Journal eglamkowski's Journal: music 7
I really hate singers who feel the need to use a lot of "ooh" and "aah" and "yeah" and "la la la" in their lyrics. If you are opening your mouth, make sure what comes out is real, genuine, bona fide actual word. Not a sound, not a syllable, a word.
I listen to a LOT of international music - mexican, cuban, brazilian, hawaiian and other polynesian, chinese, japanese, korean, german, russian, italian, gaelic and many others. This is not a huge problem in these other countries - when they open their mouths to sing, a real word comes out, not some crappy and lame attempt at "feeling". It seems to be endemic only to english singers.
Give it a rest already. If you can't make a good song without resorting to such nonsense every time, you need to go back and reevaluate your singing strategy.

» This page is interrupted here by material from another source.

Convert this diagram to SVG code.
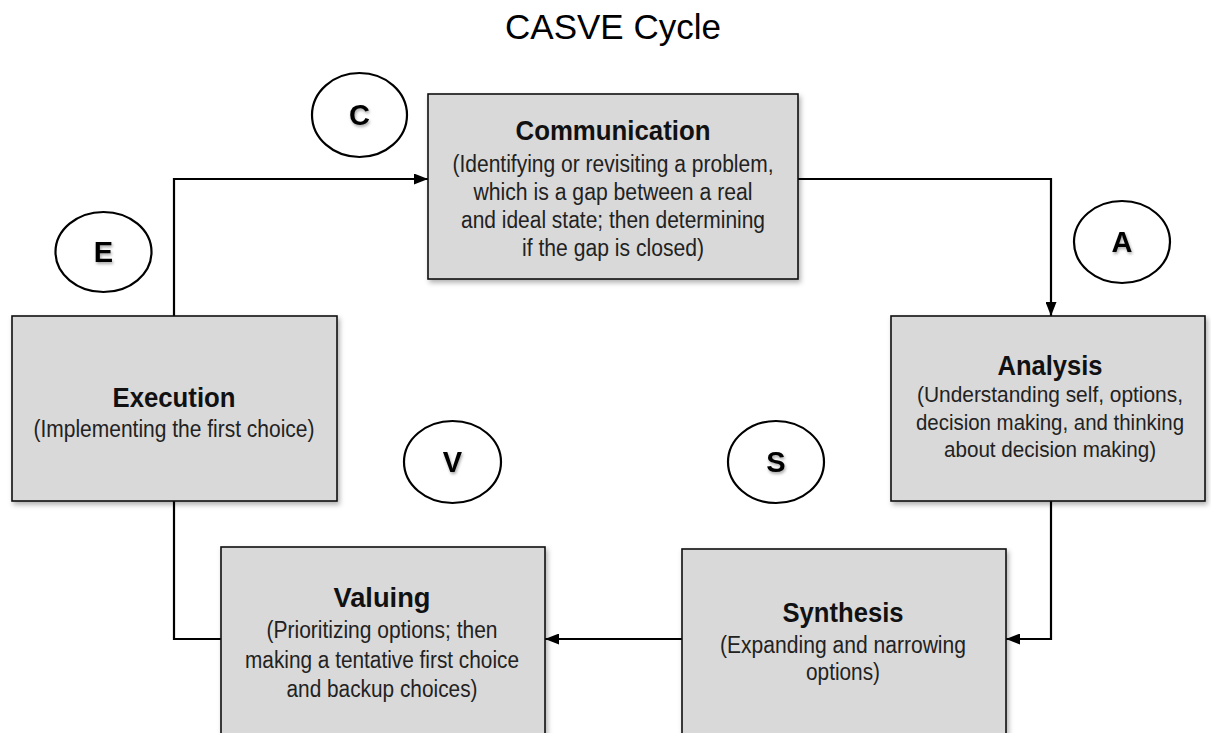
<svg xmlns="http://www.w3.org/2000/svg" width="1211" height="733" viewBox="0 0 1211 733">
  <defs>
    <filter id="shadow" x="-10%" y="-10%" width="125%" height="130%">
      <feDropShadow dx="2" dy="3" stdDeviation="2.5" flood-color="#000" flood-opacity="0.3"/>
    </filter>
    <filter id="soft" x="-30%" y="-30%" width="160%" height="160%">
      <feDropShadow dx="1" dy="2" stdDeviation="1.5" flood-color="#000" flood-opacity="0.35"/>
    </filter>
    <marker id="arrow" viewBox="0 0 14 11" refX="14" refY="5.5" markerWidth="14" markerHeight="11" markerUnits="userSpaceOnUse" orient="auto">
      <path d="M0,0 L14,5.5 L0,11 Z" fill="#000"/>
    </marker>
  </defs>
  <style>
    .box { fill: #d9d9d9; stroke: #111; stroke-width: 1.6; filter: url(#shadow); }
    .ring { fill: #fff; stroke: #000; stroke-width: 2.2; }
    .head { font-family: "Liberation Sans", Arial, sans-serif; font-weight: bold; font-size: 28px; fill: #111; text-anchor: middle; }
    .body { font-family: "Liberation Sans", Arial, sans-serif; font-size: 23.5px; fill: #222; text-anchor: middle; }
    .body.tight { font-size: 22px; }
    .letter { font-family: "Liberation Sans", Arial, sans-serif; font-weight: bold; font-size: 29px; fill: #000; text-anchor: middle; filter: url(#soft); }
    .title { font-family: "Liberation Sans", Arial, sans-serif; font-size: 35px; fill: #000; text-anchor: middle; }
    .link { fill: none; stroke: #000; stroke-width: 2.2; }
  </style>

  <rect width="1211" height="733" fill="#fff"/>

  <text class="title" x="613" y="39" textLength="216" lengthAdjust="spacingAndGlyphs">CASVE Cycle</text>

  <!-- connectors between the stages -->
  <g id="connectors">
    <path class="link" d="M174,316 L174,179 L428,179" marker-end="url(#arrow)"/>
    <path class="link" d="M798,179 L1051,179 L1051,316" marker-end="url(#arrow)"/>
    <path class="link" d="M1051,501 L1051,639 L1006,639" marker-end="url(#arrow)"/>
    <path class="link" d="M682,639 L545,639" marker-end="url(#arrow)"/>
    <path class="link" d="M221,639 L174,639 L174,501"/>
  </g>

  <g id="communication">
    <rect class="box" x="428" y="94" width="370" height="185"/>
    <text class="head" x="613" y="140" textLength="195" lengthAdjust="spacingAndGlyphs">Communication</text>
    <text class="body" x="613" y="172" textLength="321" lengthAdjust="spacingAndGlyphs">(Identifying or revisiting a problem,</text>
    <text class="body" x="613" y="200" textLength="279" lengthAdjust="spacingAndGlyphs">which is a gap between a real</text>
    <text class="body" x="613" y="228" textLength="304" lengthAdjust="spacingAndGlyphs">and ideal state; then determining</text>
    <text class="body" x="613" y="256" textLength="182" lengthAdjust="spacingAndGlyphs">if the gap is closed)</text>
  </g>

  <g id="analysis">
    <rect class="box" x="891" y="316" width="314" height="185"/>
    <text class="head" x="1050" y="375" textLength="105" lengthAdjust="spacingAndGlyphs">Analysis</text>
    <text class="body tight" x="1050" y="402" textLength="266" lengthAdjust="spacingAndGlyphs">(Understanding self, options,</text>
    <text class="body tight" x="1050" y="430" textLength="268" lengthAdjust="spacingAndGlyphs">decision making, and thinking</text>
    <text class="body tight" x="1050" y="457" textLength="212" lengthAdjust="spacingAndGlyphs">about decision making)</text>
  </g>

  <g id="synthesis">
    <rect class="box" x="682" y="549" width="324" height="200"/>
    <text class="head" x="843" y="622" textLength="121" lengthAdjust="spacingAndGlyphs">Synthesis</text>
    <text class="body" x="843" y="653" textLength="246" lengthAdjust="spacingAndGlyphs">(Expanding and narrowing</text>
    <text class="body" x="843" y="680" textLength="74" lengthAdjust="spacingAndGlyphs">options)</text>
  </g>

  <g id="valuing">
    <rect class="box" x="221" y="547" width="324" height="200"/>
    <text class="head" x="382" y="607" textLength="97" lengthAdjust="spacingAndGlyphs">Valuing</text>
    <text class="body" x="382" y="638" textLength="231" lengthAdjust="spacingAndGlyphs">(Prioritizing options; then</text>
    <text class="body" x="382" y="668" textLength="274" lengthAdjust="spacingAndGlyphs">making a tentative first choice</text>
    <text class="body" x="382" y="697" textLength="191" lengthAdjust="spacingAndGlyphs">and backup choices)</text>
  </g>

  <g id="execution">
    <rect class="box" x="12" y="316" width="325" height="185"/>
    <text class="head" x="174" y="407" textLength="123" lengthAdjust="spacingAndGlyphs">Execution</text>
    <text class="body" x="174" y="437" textLength="281" lengthAdjust="spacingAndGlyphs">(Implementing the first choice)</text>
  </g>

  <!-- stage letter badges -->
  <g id="badge-c">
    <ellipse class="ring" cx="359.5" cy="115" rx="47.5" ry="42"/>
    <text class="letter" x="359.5" y="125">C</text>
  </g>
  <g id="badge-a">
    <ellipse class="ring" cx="1122" cy="242" rx="48" ry="41"/>
    <text class="letter" x="1122" y="252">A</text>
  </g>
  <g id="badge-e">
    <ellipse class="ring" cx="103.5" cy="252" rx="48" ry="40"/>
    <text class="letter" x="103.5" y="262">E</text>
  </g>
  <g id="badge-v">
    <ellipse class="ring" cx="452.5" cy="462" rx="48.5" ry="41"/>
    <text class="letter" x="452.5" y="472">V</text>
  </g>
  <g id="badge-s">
    <ellipse class="ring" cx="776" cy="462" rx="48" ry="41"/>
    <text class="letter" x="776" y="472">S</text>
  </g>
</svg>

Or better yet, learn to play some other wind instrument (trumpet, flute, sax, oboe, bassoon, recorder, left handed sewer flute, anything!) and avoid the temptation all together.
um...ya sure? (Score:2)
You're 100% about this? I mean, those words you think you're listening to could be the relevant language's word for "ooh" and "la la la" ;-)
Have you heard Lappish joiking at all? :-)

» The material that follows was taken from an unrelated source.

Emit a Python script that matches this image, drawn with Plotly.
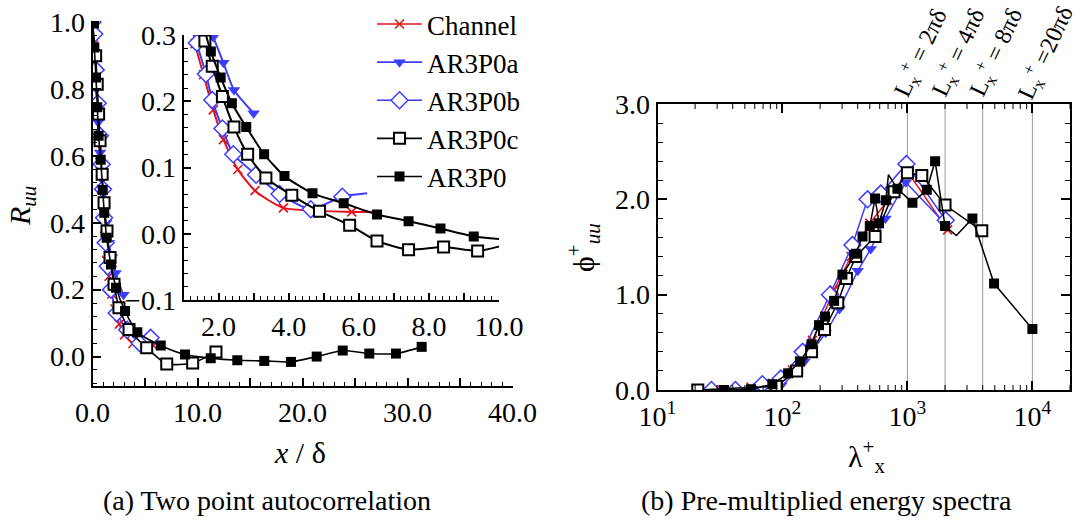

response, take two (Score:2)
anyway, my original response went something like:
"unless of course oohs and aahhs are sung by Sarah Shannon (ex-Velocity Girl). She can sing anything and you just feel lucky and blessed to have heard it."
Anyway, if someone would ask who's my favorite female vocalist -- that's easy, Sarah Shannon. I mean good grief, it doesn't get closer to perfection to my ears.
Yeah (Score:1)
unless they're doing it on purpose (Score:2)
Re:unless they're doing it on purpose (Score:1)
Louis Armstrong is my favorite scat singer, but I don't listen to a whole lot of it.